The poem above puts pause to that notion.
Wisdom is this: life continues to happen, no matter what we do, what we learn, or who we are. At the very least, we are marching along to the final destination for us all — death. Every single one of us is going to get older, to get sick, infirm, and die. All the wisdom in the world can’t stop this.
And then, life has a habit of being real, and part of reality is that things will happen that we’d rather didn’t. This is inevitable. The wise person has no illusions about this. What they do have are the ways and means to deal with the drama. And that way is to deal with what is, as opposed to whining about what isn’t.
To quote : If neither foes nor loving friends can hurt you,
If all count with you, but none too much;
This, again, is the key to balance.
We endlessly say that what happens inside of you is “all you, all the time.” Others don’t hurt you or make you happy. (The only way another can hurt you is if they do it physically.)
Words do not hurt - your interpretation of the words is what causes you pain.
What is really being said here is that we need to be aware of others, and sensitive to others (the Buddha would use the word “compassionate.”) This does not, emphatically, mean doing what others want you to. It doesn’t mean endlessly putting others first. it means being aware of others, and not being a jerk. It means being honest and open, and revealing of who you are and what’s up for you.
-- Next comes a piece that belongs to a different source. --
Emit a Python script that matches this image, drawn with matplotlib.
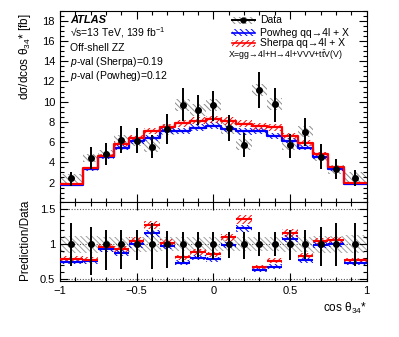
import numpy as np
import matplotlib
matplotlib.use('Agg')
import matplotlib.pyplot as plt
from matplotlib.patches import Rectangle
from matplotlib.lines import Line2D
from matplotlib.ticker import MultipleLocator

plt.rcParams.update({
    'font.family': ['Liberation Sans', 'DejaVu Sans'],
    'mathtext.fontset': 'custom',
    'mathtext.rm': 'Liberation Sans',
    'mathtext.it': 'Liberation Sans:italic',
    'mathtext.bf': 'Liberation Sans:bold',
    'hatch.linewidth': 0.7,
    'axes.linewidth': 0.8,
    'xtick.direction': 'in',
    'ytick.direction': 'in',
    'xtick.top': True,
    'ytick.right': True,
    'xtick.labelsize': 8,
    'ytick.labelsize': 8,
})

# bin edges of cos theta34*
edges = [-1.0, -0.85, -0.75, -0.65, -0.55, -0.45, -0.35, -0.25, -0.15, -0.05,
         0.05, 0.15, 0.25, 0.35, 0.45, 0.55, 0.65, 0.75, 0.85, 1.0]

data = [2.40, 4.40, 4.83, 6.22, 6.12, 5.56, 7.27, 9.65, 9.16, 9.65,
        7.37, 5.76, 11.17, 9.75, 5.69, 7.04, 4.57, 3.32, 2.49]
data_up = [0.65, 1.12, 1.12, 1.35, 1.32, 1.15, 1.55, 1.75, 1.50, 1.45,
           1.29, 1.18, 1.78, 1.65, 1.15, 1.39, 1.22, 0.99, 0.75]
data_dn = [0.74, 1.08, 1.09, 1.26, 1.16, 1.09, 1.42, 1.55, 1.50, 1.55,
           1.25, 1.19, 1.81, 1.72, 1.29, 1.42, 1.25, 0.99, 0.80]
data_syst = [0.42, 0.40, 0.40, 0.50, 0.50, 0.50, 0.55, 0.60, 0.60, 0.60,
             0.55, 0.50, 0.60, 0.60, 0.50, 0.55, 0.45, 0.45, 0.55]

sherpa = [1.90, 3.42, 4.65, 5.82, 6.43, 7.08, 7.45, 7.85, 8.12, 8.25,
          8.10, 7.80, 7.55, 7.47, 6.60, 5.90, 4.78, 3.50, 1.92]
powheg = [1.80, 3.32, 4.50, 5.44, 6.10, 6.42, 7.08, 7.12, 7.42, 7.60,
          7.28, 7.06, 7.08, 6.65, 6.15, 5.42, 4.53, 3.32, 1.82]
pred_unc = 0.045

# ratio panel: relative data errors and syst band
ratio_up = [0.31, 0.25, 0.21, 0.21, 0.20, 0.30, 0.19, 0.18, 0.17, 0.17,
            0.17, 0.17, 0.17, 0.17, 0.21, 0.20, 0.25, 0.30, 0.30]
ratio_dn = [0.31, 0.44, 0.37, 0.35, 0.23, 0.36, 0.34, 0.26, 0.18, 0.21,
            0.19, 0.21, 0.17, 0.17, 0.23, 0.21, 0.31, 0.31, 0.31]
ratio_syst = [0.12, 0.12, 0.11, 0.11, 0.11, 0.11, 0.10, 0.10, 0.10, 0.10,
              0.10, 0.10, 0.10, 0.10, 0.11, 0.11, 0.12, 0.12, 0.13]

edges = np.array(edges)
centers = 0.5 * (edges[:-1] + edges[1:])
widths = np.diff(edges)
data = np.array(data)
sherpa = np.array(sherpa)
powheg = np.array(powheg)
data_syst = np.array(data_syst)
ratio_syst = np.array(ratio_syst)

RED = '#ff0000'
BLUE = '#0000ff'
GRAY = '#8c8c8c'
FWD = '/' * 6
BCK = '\\' * 6

fig = plt.figure(figsize=(3.99, 3.37), dpi=100)
ax1 = fig.add_axes([0.150, 0.400, 0.769, 0.568])
ax2 = fig.add_axes([0.150, 0.166, 0.769, 0.234], sharex=ax1)


def step(y):
    return np.append(y, y[-1])


# top panel
ax1.bar(centers, 2 * data_syst, bottom=data - data_syst, width=widths,
        fill=False, hatch=BCK, edgecolor=GRAY, linewidth=0, zorder=1)
for pred, col, hatch in [(powheg, BLUE, BCK), (sherpa, RED, FWD)]:
    ax1.fill_between(edges, step(pred * (1 - pred_unc)), step(pred * (1 + pred_unc)),
                     step='post', facecolor='none', edgecolor=col, hatch=hatch,
                     linewidth=0, zorder=2)
for pred, col in [(powheg, BLUE), (sherpa, RED)]:
    ax1.step(edges, step(pred), where='post', color=col, lw=1.6, zorder=3)
ax1.errorbar(centers, data, yerr=[data_dn, data_up], fmt='o', color='k',
             ms=4, elinewidth=1.4, capsize=0, zorder=5)

ax1.set_xlim(-1, 1)
ax1.set_ylim(0.05, 19)
ax1.yaxis.set_major_locator(MultipleLocator(2))
ax1.yaxis.set_minor_locator(MultipleLocator(0.5))
ax1.xaxis.set_major_locator(MultipleLocator(0.5))
ax1.xaxis.set_minor_locator(MultipleLocator(0.1))
ax1.tick_params(which='major', length=6, width=0.8, labelbottom=False)
ax1.tick_params(which='minor', length=3, width=0.8)
ax1.set_yticks(np.arange(2, 19, 2))

# ATLAS labels
tx = 0.033
ax1.text(tx, 0.951, 'ATLAS', transform=ax1.transAxes, fontsize=8,
         fontweight='bold', fontstyle='italic', va='center')
ax1.text(tx, 0.887, '\u221as=13 TeV, 139 fb$^{-1}$', transform=ax1.transAxes,
         fontsize=7.5, va='center')
ax1.text(tx, 0.807, 'Off-shell ZZ', transform=ax1.transAxes, fontsize=7.5, va='center')
ax1.text(tx, 0.731, '$p$-val (Sherpa)=0.19', transform=ax1.transAxes,
         fontsize=7.5, va='center')
ax1.text(tx, 0.659, '$p$-val (Powheg)=0.12', transform=ax1.transAxes,
         fontsize=7.5, va='center')

# legend drawn by hand
lx0, lx1, bh = 0.560, 0.636, 0.037
leg = [('Data', 0.951, GRAY, BCK),
       ('Powheg qq\u21924l + X', 0.885, BLUE, BCK),
       ('Sherpa qq\u21924l + X', 0.830, RED, FWD)]
for label, ly, col, hatch in leg:
    ax1.add_patch(Rectangle((lx0, ly - bh / 2), lx1 - lx0, bh, transform=ax1.transAxes,
                            fill=False, hatch=hatch, edgecolor=col, linewidth=0, zorder=6))
    if label == 'Data':
        ax1.add_line(Line2D([lx0, lx1], [ly, ly], transform=ax1.transAxes,
                            color='k', lw=1.4, zorder=7))
        ax1.plot([(lx0 + lx1) / 2], [ly], 'o', color='k', ms=3.5,
                 transform=ax1.transAxes, zorder=8)
    else:
        ax1.add_line(Line2D([lx0, lx1], [ly, ly], transform=ax1.transAxes,
                            color=col, lw=1.2, zorder=7))
    ax1.text(0.652, ly, label, transform=ax1.transAxes, fontsize=7.5, va='center')
ax1.text(0.548, 0.769, 'X=gg\u21924l+H\u21924l+VVV+t$\\mathrm{\\bar{t}}$V(V)',
         transform=ax1.transAxes, fontsize=6.3, va='center')

# ratio panel
ax2.fill_between(edges, step(1 - ratio_syst), step(1 + ratio_syst), step='post',
                 facecolor='none', edgecolor='#a0a0a0', hatch=BCK, linewidth=0,
                 zorder=1)
for yl in [0.5, 1.0, 1.5]:
    ax2.axhline(yl, color='#555555', lw=0.8, ls=(0, (1, 1.5)), zorder=1.5)
for pred, col, hatch in [(powheg, BLUE, BCK), (sherpa, RED, FWD)]:
    r = pred / data
    ax2.bar(centers, 2 * pred_unc * r, bottom=r * (1 - pred_unc), width=widths,
            fill=False, hatch=hatch, edgecolor=col, linewidth=0, zorder=2)
    ax2.hlines(r, edges[:-1], edges[1:], color=col, lw=1.5, zorder=3)
ax2.errorbar(centers, np.ones(len(centers)), yerr=[ratio_dn, ratio_up], fmt='o',
             color='k', ms=4, elinewidth=1.4, capsize=0, zorder=5)

ax2.set_ylim(0.475, 1.6)
ax2.set_yticks([0.5, 1, 1.5])
ax2.set_yticklabels(['0.5', '1', '1.5'])
ax2.yaxis.set_minor_locator(MultipleLocator(0.1))
ax2.set_xticks([-1, -0.5, 0, 0.5, 1])
ax2.set_xticklabels(['\u22121', '\u22120.5', '0', '0.5', '1'])
ax2.tick_params(which='major', length=6, width=0.8)
ax2.tick_params(which='minor', length=3, width=0.8)
ax2.set_xlim(-1, 1)

fig.text(25 / 399, 1 - 13 / 337, 'd\u03c3/dcos \u03b8${}_{34}$* [fb]', rotation=90,
         ha='center', va='top', fontsize=8.5)
fig.text(25 / 399, 1 - 240 / 337, 'Prediction/Data', rotation=90,
         ha='center', va='center', fontsize=8.5)
fig.text(367 / 399, 1 - 308 / 337, 'cos \u03b8${}_{34}$*', ha='right', va='center',
         fontsize=8.5)

fig.savefig('out.png', dpi=100)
Others count, just not too much. The Middle Way.
In the end, it’s impossible to be much use if you are constantly looking to others for praise, for admiration, or for direction. That’s your job. It’s your job to be persistent in your talking, learning, and sharing, while remembering that others are “right there.” The more we work at this, the more others might choose to offend themselves. Our job is to know, expect, and except this—to be compassionate, and to keep walking.
Our work with this blog is to offer you an alternative view, and to help you to drop magical thinking, while encouraging you to keep going. Part of the walk is simple acceptance of “what is.”